OPINION
Reader, it happened again. Last week I was the man who fell asleep on live television in the studio of the leaders’ debate filmed at TVNZ; and during Wednesday night’s debate, another man dozed off in front of a watching nation. His name was Christopher Luxon.
I fell asleep last week because the debate was boring. Luxon bored himself to sleep at tonight’s Newshub debate. The body, dressed in a really badly tailored pair of suit pants, was upright. But the mind had switched off.
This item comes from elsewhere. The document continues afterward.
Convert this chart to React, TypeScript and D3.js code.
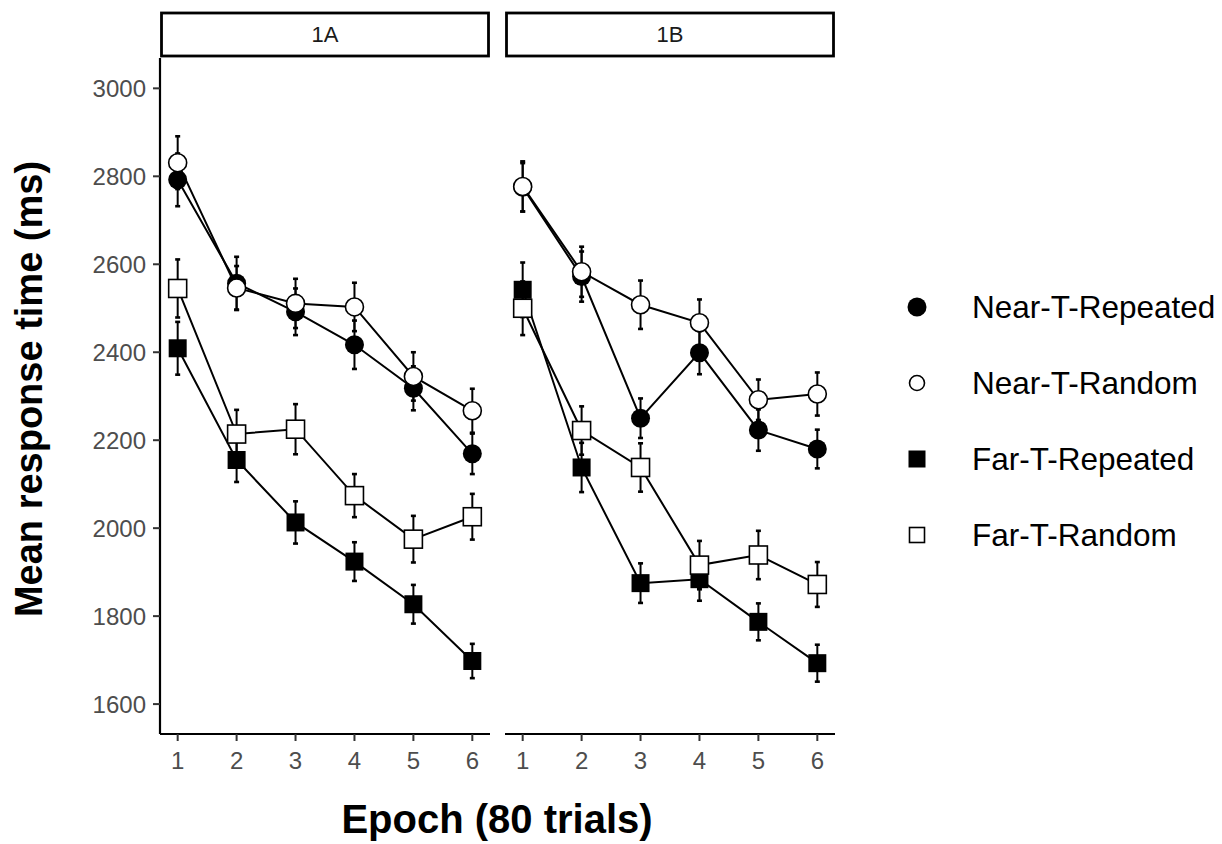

He was a political leader as a somnambulist, gabbling nonsense like a man talking in his sleep, saying random and senseless things.
In short, he had a nightmare. He could not answer a direct question. He was even worse at an indirect question. He came up against the worst thing in public life: mockery. Labour’s Chris Hipkins mocked him all night. Host Paddy Gower mocked him with the best zinger of the night. And the studio audience of 200 mocked him with their laughter that only seemed to deepen his sleep.
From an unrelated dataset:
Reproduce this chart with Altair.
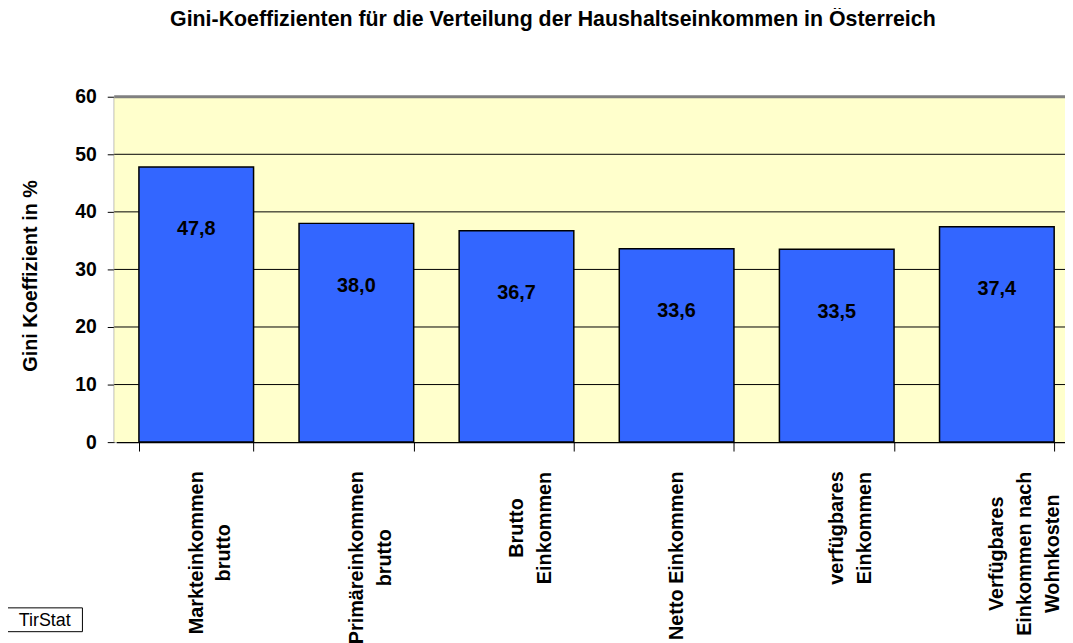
import altair as alt
import pandas as pd

# ---- data ----
categories = [
    "Markteinkommen|brutto",
    "Primäreinkommen|brutto",
    "Brutto|Einkommen",
    "Netto Einkommen",
    "verfügbares|Einkommen",
    "Verfügbares|Einkommen nach|Wohnkosten",
]
gini_values = [47.8, 38.0, 36.7, 33.6, 33.5, 37.4]
y_ticks = [0, 10, 20, 30, 40, 50, 60]
chart_title = "Gini-Koeffizienten für die Verteilung der Haushaltseinkommen in Österreich"
y_title = "Gini Koeffizient in %"
source_note = "TirStat"

df = pd.DataFrame({"kategorie": categories, "gini": gini_values})
grid_df = pd.DataFrame({"v": y_ticks})

FONT = "Liberation Sans"
Y_SCALE = alt.Scale(domain=[0, 60], nice=False)

# per-label padding so that every rotated label block starts at the same distance
label_padding = [102, 107, 77, 105, 77, 103]
pad_cond = [
    {"test": "datum.value === " + repr(c), "value": p}
    for c, p in zip(categories, label_padding)
]

x_axis = alt.Axis(
    title=None,
    labelAngle=270,
    labelAlign="center",
    labelBaseline="middle",
    labelExpr="split(datum.label, '|')",
    labelFontSize=20,
    labelFontWeight="bold",
    labelFont=FONT,
    labelColor="black",
    labelLineHeight=28,
    labelLimit=0,
    labelOverlap=False,
    labelPadding={"condition": pad_cond, "value": 100},
    tickBand="extent",
    tickSize=9,
    tickColor="black",
    tickWidth=1,
    domainColor="black",
    domainWidth=1.5,
)

y_axis = alt.Axis(
    title=y_title,
    values=y_ticks,
    grid=False,
    tickSize=7,
    tickColor="black",
    labelFontSize=19.5,
    labelFontWeight="bold",
    labelFont=FONT,
    labelColor="black",
    labelPadding=11,
    domainColor="#808080",
    domainWidth=2,
    titleFontSize=20,
    titleFontWeight="bold",
    titleFont=FONT,
    titleColor="black",
    titleAngle=270,
    titleAlign="center",
    titleBaseline="middle",
    titleX=-84,
    titleY=180,
)

# plot-area background
plot_bg = alt.Chart(alt.Data(values=[{}])).mark_rect(fill="#FFFFCC").encode(
    x=alt.value(0), x2=alt.value("width"), y=alt.value(0), y2=alt.value("height")
)

# horizontal gridlines (top one is the grey plot-area border)
grid_inner = alt.Chart(grid_df).transform_filter("datum.v > 0 && datum.v < 60").mark_rule(
    color="black", strokeWidth=1
).encode(y=alt.Y("v:Q", scale=Y_SCALE, axis=y_axis))
grid_top = alt.Chart(grid_df).transform_filter("datum.v == 60").mark_rule(
    color="#808080", strokeWidth=3
).encode(y=alt.Y("v:Q", scale=Y_SCALE, axis=y_axis))

base = alt.Chart(df).encode(
    x=alt.X(
        "kategorie:N",
        sort=categories,
        axis=x_axis,
        scale=alt.Scale(range=[2, 970], paddingInner=0.284, paddingOuter=0.142),
    ),
    y=alt.Y("gini:Q", axis=y_axis, scale=Y_SCALE),
)

bars = base.mark_bar(color="#3366FF", stroke="black", strokeWidth=1.5)

labels = base.transform_calculate(
    lab="replace(format(datum.gini, '.1f'), '.', ',')"
).mark_text(
    dy=63, fontSize=20, fontWeight="bold", font=FONT, color="black"
).encode(text="lab:N")

note_data = alt.Data(values=[{"t": source_note}])
note_box = alt.Chart(note_data).mark_rect(
    fill="white", stroke="black", strokeWidth=1
).encode(
    x=alt.value(-108), x2=alt.value(-32), y=alt.value(515), y2=alt.value(539)
)
note_text = alt.Chart(note_data).mark_text(
    fontSize=18, font=FONT, color="black", align="center", baseline="middle"
).encode(x=alt.value(-70), y=alt.value(528), text="t:N")

chart = (
    alt.layer(plot_bg, grid_inner, grid_top, bars, labels, note_box, note_text)
    .properties(
        width=958,
        height=348,
        title=alt.TitleParams(
            chart_title,
            fontSize=21.5,
            fontWeight="bold",
            font=FONT,
            color="black",
            anchor="middle",
            frame="group",
            dx=-37,
            offset=57,
        ),
        autosize=alt.AutoSizeParams(type="none"),
        padding={"left": 107, "top": 87, "right": 0, "bottom": 200},
    )
    .configure_view(strokeWidth=0)
    .configure(background="white")
)

chart.save("out.html", embed_options={"renderer": "svg", "actions": False})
Gower asked: “Is Winston Peters good or bad for New Zealand?”
Luxon gabbled. Gower asked him again. Luxon gabbled some more. Gower put the question to him once more, and Luxon replied: “I don’t know him.”
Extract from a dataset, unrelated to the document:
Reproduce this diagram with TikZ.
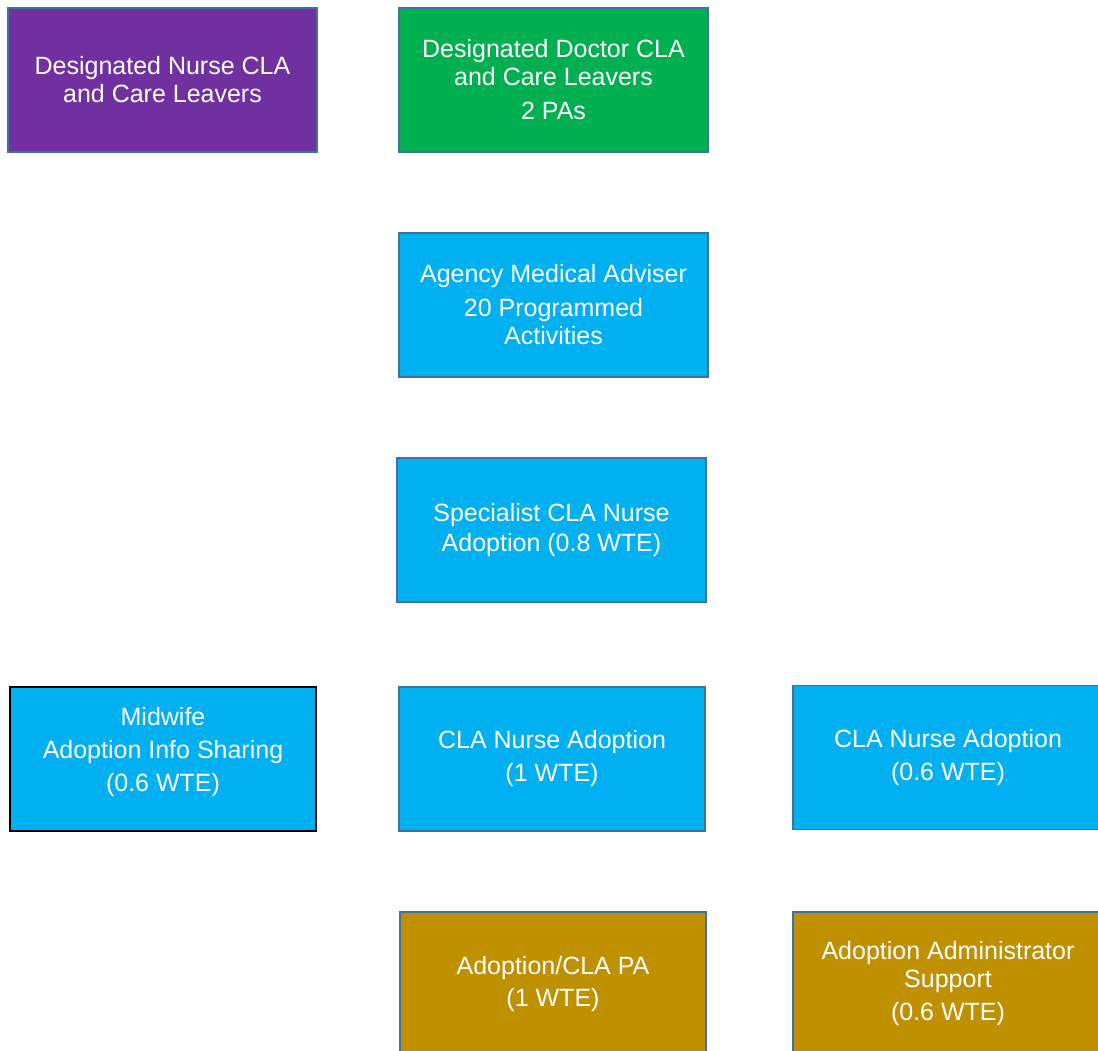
\documentclass[tikz,border=0pt]{standalone}
\usepackage{fontspec}
\setmainfont{Liberation Sans}
\definecolor{cpurple}{HTML}{7030A0}
\definecolor{cgreen}{HTML}{00B050}
\definecolor{ccyan}{HTML}{00B0F0}
\definecolor{cgold}{HTML}{BF9000}
\definecolor{cedge}{HTML}{41719C}
\begin{document}
\begin{tikzpicture}[x=1pt,y=-1pt,
  box/.style={draw=cedge, line width=1.3pt, rectangle, text=white, align=center,
    font=\fontsize{25}{28}\selectfont, inner sep=0pt},
  txt/.style={text=white, align=center, font=\fontsize{25}{28}\selectfont, inner sep=0pt},
  w309/.style={minimum width=309pt, minimum height=144pt}]
\useasboundingbox (0,0) rectangle (1098,1050);
\clip (0,0) rectangle (1098,1050);
\node[box, w309, fill=cpurple] (nurse) at (162.5,80) {Designated Nurse CLA\\and Care Leavers};
\node[box, w309, fill=cgreen] (doctor) at (553.5,80) {Designated Doctor CLA\\and Care Leavers\\[6pt]2 PAs};
\node[box, w309, fill=ccyan] (agency) at (553.5,305) {Agency Medical Adviser\\[6pt]20 Programmed\\Activities};
\node[box, w309, fill=ccyan] (spec) at (551.5,530) {Specialist CLA Nurse\\[2pt]Adoption (0.8 WTE)};
\node[box, minimum width=306pt, minimum height=144pt, fill=ccyan, draw=black] (midwife) at (163,759) {};
\node[txt] (midwifetext) at (163,752) {Midwife\\[5pt]Adoption Info Sharing\\[5pt](0.6 WTE)};
\node[box, minimum width=306pt, minimum height=144pt, fill=ccyan] (clanurse1) at (552,759) {CLA Nurse Adoption\\[5pt](1 WTE)};
\node[box, minimum width=310pt, minimum height=144pt, fill=ccyan] (clanurse2) at (948,757.5) {CLA Nurse Adoption\\[5pt](0.6 WTE)};
\node[box, minimum width=306pt, minimum height=144pt, fill=cgold] (pa) at (553,984) {Adoption/CLA PA\\[4pt](1 WTE)};
\node[box, minimum width=310pt, minimum height=144pt, fill=cgold] (admin) at (948,984) {Adoption Administrator\\Support\\[5pt](0.6 WTE)};
\end{tikzpicture}
\end{document}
Gower shouted: “Everybody knows him!”
The zinger rocked the debate venue, the Q Theatre on Queen St, Auckland. Hipkins laughed and laughed; he was the happiest he has ever looked since becoming Prime Minister. He performed little delighted dance steps in his really badly tailored suit jacket, and was energetically, explicitly, wide awake, and enjoying every minute.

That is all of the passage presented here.